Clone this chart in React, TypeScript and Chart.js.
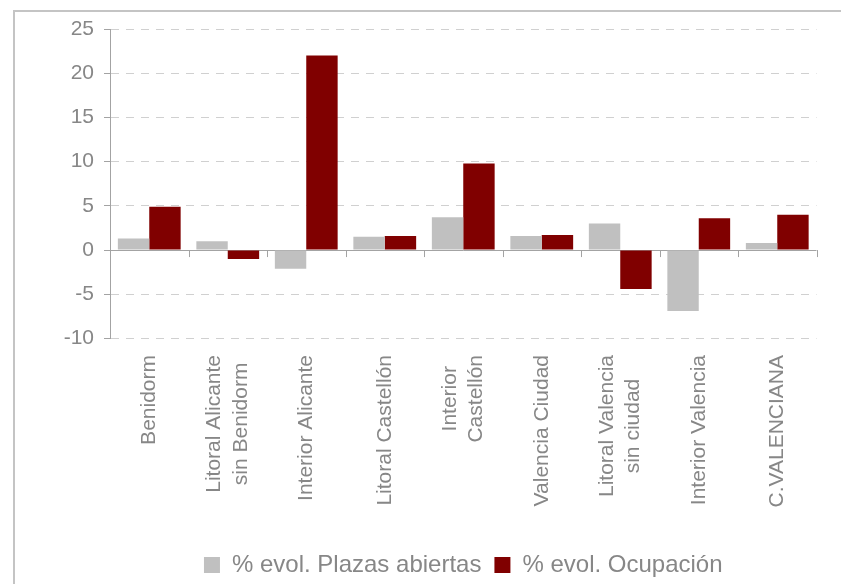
import React, { useEffect, useRef } from "react";
import { Chart, registerables } from "chart.js";

Chart.register(...registerables);

const categories: (string | string[])[] = [
  "Benidorm",
  ["Litoral Alicante", "sin Benidorm"],
  "Interior Alicante",
  "Litoral Castellón",
  ["Interior", "Castellón"],
  "Valencia Ciudad",
  ["Litoral Valencia", "sin ciudad"],
  "Interior Valencia",
  "C.VALENCIANA",
];

const seriesNames = ["% evol. Plazas abiertas", "% evol. Ocupación"];
const plazasAbiertas = [1.3, 1.0, -2.1, 1.5, 3.7, 1.6, 3.0, -6.9, 0.8];
const ocupacion = [4.9, -1.0, 22.0, 1.6, 9.8, 1.7, -4.4, 3.6, 4.0];

const yMin = -10;
const yMax = 25;
const yStep = 5;

const FONT = "'Liberation Sans', Arial, sans-serif";
const TEXT_COLOR = "#878787";
const AXIS_COLOR = "#a3a3a3";
const GRID_COLOR = "#d0d0d0";

const xLabelPlugin = {
  id: "xLabelPlugin",
  afterDraw(chart: any) {
    const ctx = chart.ctx;
    const xs = chart.scales.x;
    const ys = chart.scales.y;
    const y0 = ys.getPixelForValue(0);
    ctx.save();
    // category boundary tick marks on the zero line
    ctx.strokeStyle = AXIS_COLOR;
    ctx.lineWidth = 1;
    ctx.beginPath();
    for (let i = 0; i <= categories.length; i++) {
      const px = Math.round(xs.getPixelForValue(i - 0.5)) + 0.5;
      ctx.moveTo(px, y0);
      ctx.lineTo(px, y0 + 7);
    }
    ctx.stroke();
    // rotated, centre-aligned category labels
    ctx.font = `21px ${FONT}`;
    ctx.fillStyle = TEXT_COLOR;
    ctx.textAlign = "center";
    ctx.textBaseline = "middle";
    const top = chart.chartArea.bottom + 16.5;
    const lh = 26.5;
    categories.forEach((lab, i) => {
      const lines = Array.isArray(lab) ? lab : [lab];
      const maxW = Math.max(...lines.map((l) => ctx.measureText(l).width));
      const cx = xs.getPixelForValue(i);
      ctx.save();
      ctx.translate(cx, top);
      ctx.rotate(-Math.PI / 2);
      lines.forEach((l, j) => {
        ctx.fillText(l, -maxW / 2, (j - (lines.length - 1) / 2) * lh);
      });
      ctx.restore();
    });
    ctx.restore();
  },
};

export default function App() {
  const ref = useRef<HTMLCanvasElement | null>(null);

  useEffect(() => {
    if (!ref.current) return;
    const chart = new Chart(ref.current, {
      type: "bar",
      data: {
        labels: categories as any,
        datasets: [
          {
            label: seriesNames[0],
            data: plazasAbiertas,
            backgroundColor: "#c0c0c0",
            borderWidth: 0,
          },
          {
            label: seriesNames[1],
            data: ocupacion,
            backgroundColor: "#800000",
            borderWidth: 0,
          },
        ],
      },
      options: {
        responsive: false,
        animation: false,
        devicePixelRatio: 1,
        layout: { padding: { left: 0, right: 24.5, top: 29, bottom: -3 } },
        datasets: { bar: { categoryPercentage: 0.8, barPercentage: 1.0 } },
        plugins: {
          legend: {
            position: "bottom",
            fullSize: false,
            labels: {
              boxWidth: 16,
              boxHeight: 16,
              padding: 13,
              color: TEXT_COLOR,
              font: { family: FONT, size: 24 },
            },
          },
          tooltip: { enabled: false },
          title: { display: false },
        },
        scales: {
          x: {
            type: "category",
            ticks: { display: false },
            grid: { display: false },
            border: { display: false },
            afterFit: (s: any) => {
              s.height = 201.5;
            },
          },
          y: {
            min: yMin,
            max: yMax,
            ticks: {
              stepSize: yStep,
              padding: 10,
              color: TEXT_COLOR,
              font: { family: FONT, size: 21 },
            },
            grid: {
              color: (c: any) => (c.tick && c.tick.value === 0 ? AXIS_COLOR : GRID_COLOR),
              tickColor: AXIS_COLOR,
              tickLength: 6,
              lineWidth: 1,
            },
            border: {
              display: true,
              color: AXIS_COLOR,
              width: 1,
              dash: (c: any) => (c.type === "tick" && c.tick && c.tick.value !== 0 ? [8, 7] : []),
            } as any,
            afterFit: (s: any) => {
              s.width = 110;
            },
          },
        },
      },
      plugins: [xLabelPlugin],
    });
    return () => chart.destroy();
  }, []);

  return (
    <div
      style={{
        position: "absolute",
        left: 0,
        top: 0,
        width: 841,
        height: 584,
        overflow: "hidden",
        background: "#ffffff",
      }}
    >
      <div
        style={{
          position: "absolute",
          left: 13,
          top: 10,
          width: 1000,
          height: 1000,
          border: "2px solid #c4c4c4",
          boxSizing: "border-box",
        }}
      />
      <canvas
        ref={ref}
        width={841}
        height={584}
        style={{ position: "absolute", left: 0, top: 0, width: 841, height: 584 }}
      />
    </div>
  );
}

——

What is asked
Take the listing and print it again exactly, but without any pictures.

Reply
Clone this chart in React, TypeScript and Chart.js.
import React, { useEffect, useRef } from "react";
import { Chart, registerables } from "chart.js";

Chart.register(...registerables);

const categories: (string | string[])[] = [
  "Benidorm",
  ["Litoral Alicante", "sin Benidorm"],
  "Interior Alicante",
  "Litoral Castellón",
  ["Interior", "Castellón"],
  "Valencia Ciudad",
  ["Litoral Valencia", "sin ciudad"],
  "Interior Valencia",
  "C.VALENCIANA",
];

const seriesNames = ["% evol. Plazas abiertas", "% evol. Ocupación"];
const plazasAbiertas = [1.3, 1.0, -2.1, 1.5, 3.7, 1.6, 3.0, -6.9, 0.8];
const ocupacion = [4.9, -1.0, 22.0, 1.6, 9.8, 1.7, -4.4, 3.6, 4.0];

const yMin = -10;
const yMax = 25;
const yStep = 5;

const FONT = "'Liberation Sans', Arial, sans-serif";
const TEXT_COLOR = "#878787";
const AXIS_COLOR = "#a3a3a3";
const GRID_COLOR = "#d0d0d0";

const xLabelPlugin = {
  id: "xLabelPlugin",
  afterDraw(chart: any) {
    const ctx = chart.ctx;
    const xs = chart.scales.x;
    const ys = chart.scales.y;
    const y0 = ys.getPixelForValue(0);
    ctx.save();
    // category boundary tick marks on the zero line
    ctx.strokeStyle = AXIS_COLOR;
    ctx.lineWidth = 1;
    ctx.beginPath();
    for (let i = 0; i <= categories.length; i++) {
      const px = Math.round(xs.getPixelForValue(i - 0.5)) + 0.5;
      ctx.moveTo(px, y0);
      ctx.lineTo(px, y0 + 7);
    }
    ctx.stroke();
    // rotated, centre-aligned category labels
    ctx.font = `21px ${FONT}`;
    ctx.fillStyle = TEXT_COLOR;
    ctx.textAlign = "center";
    ctx.textBaseline = "middle";
    const top = chart.chartArea.bottom + 16.5;
    const lh = 26.5;
    categories.forEach((lab, i) => {
      const lines = Array.isArray(lab) ? lab : [lab];
      const maxW = Math.max(...lines.map((l) => ctx.measureText(l).width));
      const cx = xs.getPixelForValue(i);
      ctx.save();
      ctx.translate(cx, top);
      ctx.rotate(-Math.PI / 2);
      lines.forEach((l, j) => {
        ctx.fillText(l, -maxW / 2, (j - (lines.length - 1) / 2) * lh);
      });
      ctx.restore();
    });
    ctx.restore();
  },
};

export default function App() {
  const ref = useRef<HTMLCanvasElement | null>(null);

  useEffect(() => {
    if (!ref.current) return;
    const chart = new Chart(ref.current, {
      type: "bar",
      data: {
        labels: categories as any,
        datasets: [
          {
            label: seriesNames[0],
            data: plazasAbiertas,
            backgroundColor: "#c0c0c0",
            borderWidth: 0,
          },
          {
            label: seriesNames[1],
            data: ocupacion,
            backgroundColor: "#800000",
            borderWidth: 0,
          },
        ],
      },
      options: {
        responsive: false,
        animation: false,
        devicePixelRatio: 1,
        layout: { padding: { left: 0, right: 24.5, top: 29, bottom: -3 } },
        datasets: { bar: { categoryPercentage: 0.8, barPercentage: 1.0 } },
        plugins: {
          legend: {
            position: "bottom",
            fullSize: false,
            labels: {
              boxWidth: 16,
              boxHeight: 16,
              padding: 13,
              color: TEXT_COLOR,
              font: { family: FONT, size: 24 },
            },
          },
          tooltip: { enabled: false },
          title: { display: false },
        },
        scales: {
          x: {
            type: "category",
            ticks: { display: false },
            grid: { display: false },
            border: { display: false },
            afterFit: (s: any) => {
              s.height = 201.5;
            },
          },
          y: {
            min: yMin,
            max: yMax,
            ticks: {
              stepSize: yStep,
              padding: 10,
              color: TEXT_COLOR,
              font: { family: FONT, size: 21 },
            },
            grid: {
              color: (c: any) => (c.tick && c.tick.value === 0 ? AXIS_COLOR : GRID_COLOR),
              tickColor: AXIS_COLOR,
              tickLength: 6,
              lineWidth: 1,
            },
            border: {
              display: true,
              color: AXIS_COLOR,
              width: 1,
              dash: (c: any) => (c.type === "tick" && c.tick && c.tick.value !== 0 ? [8, 7] : []),
            } as any,
            afterFit: (s: any) => {
              s.width = 110;
            },
          },
        },
      },
      plugins: [xLabelPlugin],
    });
    return () => chart.destroy();
  }, []);

  return (
    <div
      style={{
        position: "absolute",
        left: 0,
        top: 0,
        width: 841,
        height: 584,
        overflow: "hidden",
        background: "#ffffff",
      }}
    >
      <div
        style={{
          position: "absolute",
          left: 13,
          top: 10,
          width: 1000,
          height: 1000,
          border: "2px solid #c4c4c4",
          boxSizing: "border-box",
        }}
      />
      <canvas
        ref={ref}
        width={841}
        height={584}
        style={{ position: "absolute", left: 0, top: 0, width: 841, height: 584 }}
      />
    </div>
  );
}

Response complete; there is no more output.